Tocqueville goes on to describe other characteristics of American manners, from homogeneity of behavior to Americans’ vanity to the monotony of daily life that exists when people’s conditions are more and more the same—Tocqueville fears the “enervating” effects of such homogeneous behaviors, attitudes, and ways of life. He characterizes Americans as ambitious, even as their ambitions have an upper limit: Americans prefer stability and peace above all else, making them unlikely to want to seize power or go to war. Europe is far more revolutionary than America precisely because democracy has not yet secured a place for itself there.
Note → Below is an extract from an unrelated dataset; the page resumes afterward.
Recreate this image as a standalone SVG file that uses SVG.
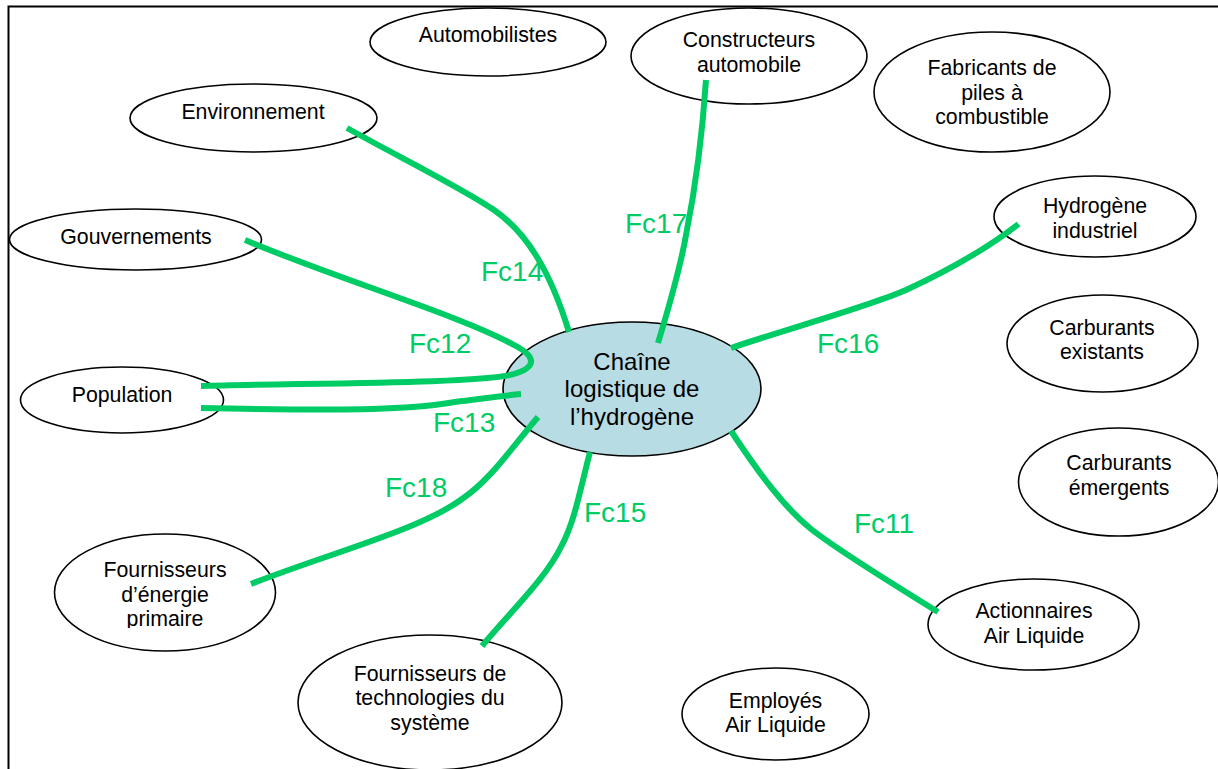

Indeed, Tocqueville insists on the relationship between democracy and peace, even as he acknowledges some of the peculiarities of democratic armies, whose soldiers are unique in democratic societies because they are eager for war.
Tocqueville returns to his concern that democracies will continue to prefer increasingly centralized power, in part because of their preference for peace and stability. America has managed to avoid such dangers thus far because its citizens have had a long time to accustom themselves both to individual liberties and to participation in politics on a number of levels. Still, the centralization of power remains a major danger in a democracy. At the same time, though, perhaps the greatest threat to a democracy is the despotism of the majority. Tocqueville depicts a number of hypothetical scenarios of future democratic societies where everyone thinks and acts the same way, where tyranny is diffused in a subtle, insidious, but no less powerful way. As he concludes, he acknowledges that it’s difficult, if not impossible, to predict the future; he is saddened by the homogenization and increased uniformity of ways of life that he sees, even as he admits that this may be an unavoidable consequence of extending greater equality to all. In any case, he argues that it’s impossible and undesirable to turn back the clock—even as he ends by insisting that people have the power to change their historical conditions, working within the vast processes of democratization in order to maintain and extend individual liberties.